> Written instruction
Beneath this instruction is a block of data; output from it exactly the lines that run from the one containing "Generate a Python" through the one containing "ax.yaxis.set_label_coords(-0.0737, 0.469)", inclusive.

> Dataset rows
● ● ● ● ● ● ●

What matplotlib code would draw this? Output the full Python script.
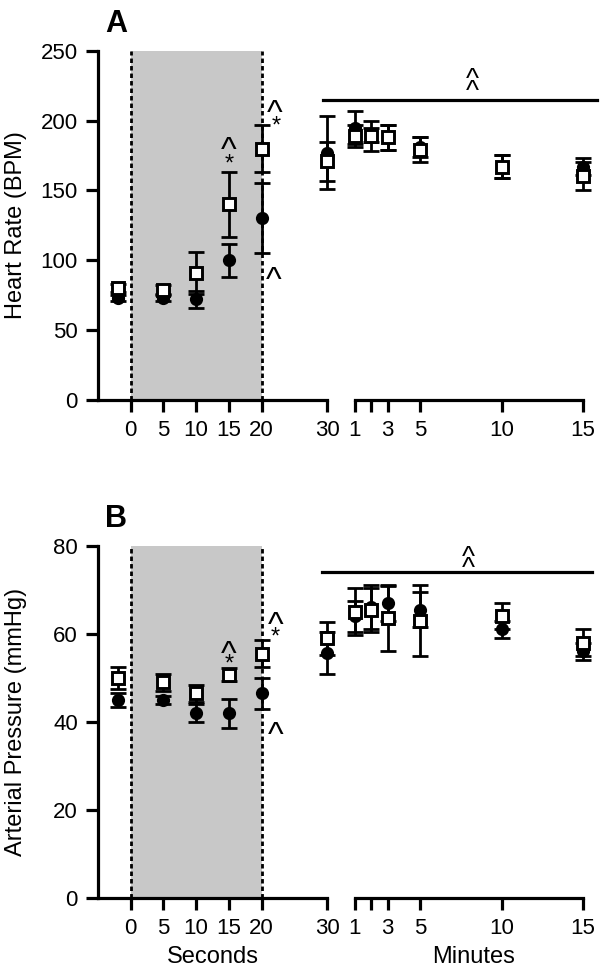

● ● ● ● ● ● ●

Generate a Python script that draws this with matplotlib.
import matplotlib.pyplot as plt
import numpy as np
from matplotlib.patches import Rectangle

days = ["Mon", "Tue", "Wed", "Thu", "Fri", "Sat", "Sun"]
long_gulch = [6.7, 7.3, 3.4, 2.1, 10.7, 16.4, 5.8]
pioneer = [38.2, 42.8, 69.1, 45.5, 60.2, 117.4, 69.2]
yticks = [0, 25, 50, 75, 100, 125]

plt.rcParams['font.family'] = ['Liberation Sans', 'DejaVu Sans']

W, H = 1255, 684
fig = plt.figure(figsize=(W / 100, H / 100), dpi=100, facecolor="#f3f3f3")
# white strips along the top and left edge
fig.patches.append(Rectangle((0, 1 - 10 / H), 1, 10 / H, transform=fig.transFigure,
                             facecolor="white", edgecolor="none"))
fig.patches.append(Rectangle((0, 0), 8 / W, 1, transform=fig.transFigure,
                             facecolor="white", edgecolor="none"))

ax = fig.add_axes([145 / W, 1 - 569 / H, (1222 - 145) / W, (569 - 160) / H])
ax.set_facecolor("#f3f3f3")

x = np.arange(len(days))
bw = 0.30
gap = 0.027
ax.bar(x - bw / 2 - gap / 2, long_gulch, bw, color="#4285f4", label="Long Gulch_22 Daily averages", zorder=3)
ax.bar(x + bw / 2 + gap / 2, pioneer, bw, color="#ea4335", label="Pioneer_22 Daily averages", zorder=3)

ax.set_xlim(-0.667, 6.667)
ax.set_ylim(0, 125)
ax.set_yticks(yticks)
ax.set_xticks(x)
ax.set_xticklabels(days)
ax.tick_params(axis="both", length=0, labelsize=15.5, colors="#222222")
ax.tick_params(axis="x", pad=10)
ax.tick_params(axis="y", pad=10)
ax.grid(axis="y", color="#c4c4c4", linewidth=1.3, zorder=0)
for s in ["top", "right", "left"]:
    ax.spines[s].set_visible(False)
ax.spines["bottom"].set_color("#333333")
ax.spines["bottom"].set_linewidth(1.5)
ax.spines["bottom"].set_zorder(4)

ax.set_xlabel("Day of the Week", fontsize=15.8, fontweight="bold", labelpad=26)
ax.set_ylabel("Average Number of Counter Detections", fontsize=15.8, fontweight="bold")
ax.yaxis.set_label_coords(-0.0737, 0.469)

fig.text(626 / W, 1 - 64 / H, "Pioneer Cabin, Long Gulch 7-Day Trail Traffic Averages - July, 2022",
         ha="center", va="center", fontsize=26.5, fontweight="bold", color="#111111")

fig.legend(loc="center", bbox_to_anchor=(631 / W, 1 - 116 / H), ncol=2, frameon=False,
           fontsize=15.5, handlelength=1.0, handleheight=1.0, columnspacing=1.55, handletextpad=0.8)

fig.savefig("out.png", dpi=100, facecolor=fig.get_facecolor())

● ● ● ● ● ● ●

> Problem solution
Generate a Python script that draws this with matplotlib.
import matplotlib.pyplot as plt
import numpy as np
from matplotlib.patches import Rectangle

days = ["Mon", "Tue", "Wed", "Thu", "Fri", "Sat", "Sun"]
long_gulch = [6.7, 7.3, 3.4, 2.1, 10.7, 16.4, 5.8]
pioneer = [38.2, 42.8, 69.1, 45.5, 60.2, 117.4, 69.2]
yticks = [0, 25, 50, 75, 100, 125]

plt.rcParams['font.family'] = ['Liberation Sans', 'DejaVu Sans']

W, H = 1255, 684
fig = plt.figure(figsize=(W / 100, H / 100), dpi=100, facecolor="#f3f3f3")
# white strips along the top and left edge
fig.patches.append(Rectangle((0, 1 - 10 / H), 1, 10 / H, transform=fig.transFigure,
                             facecolor="white", edgecolor="none"))
fig.patches.append(Rectangle((0, 0), 8 / W, 1, transform=fig.transFigure,
                             facecolor="white", edgecolor="none"))

ax = fig.add_axes([145 / W, 1 - 569 / H, (1222 - 145) / W, (569 - 160) / H])
ax.set_facecolor("#f3f3f3")

x = np.arange(len(days))
bw = 0.30
gap = 0.027
ax.bar(x - bw / 2 - gap / 2, long_gulch, bw, color="#4285f4", label="Long Gulch_22 Daily averages", zorder=3)
ax.bar(x + bw / 2 + gap / 2, pioneer, bw, color="#ea4335", label="Pioneer_22 Daily averages", zorder=3)

ax.set_xlim(-0.667, 6.667)
ax.set_ylim(0, 125)
ax.set_yticks(yticks)
ax.set_xticks(x)
ax.set_xticklabels(days)
ax.tick_params(axis="both", length=0, labelsize=15.5, colors="#222222")
ax.tick_params(axis="x", pad=10)
ax.tick_params(axis="y", pad=10)
ax.grid(axis="y", color="#c4c4c4", linewidth=1.3, zorder=0)
for s in ["top", "right", "left"]:
    ax.spines[s].set_visible(False)
ax.spines["bottom"].set_color("#333333")
ax.spines["bottom"].set_linewidth(1.5)
ax.spines["bottom"].set_zorder(4)

ax.set_xlabel("Day of the Week", fontsize=15.8, fontweight="bold", labelpad=26)
ax.set_ylabel("Average Number of Counter Detections", fontsize=15.8, fontweight="bold")
ax.yaxis.set_label_coords(-0.0737, 0.469)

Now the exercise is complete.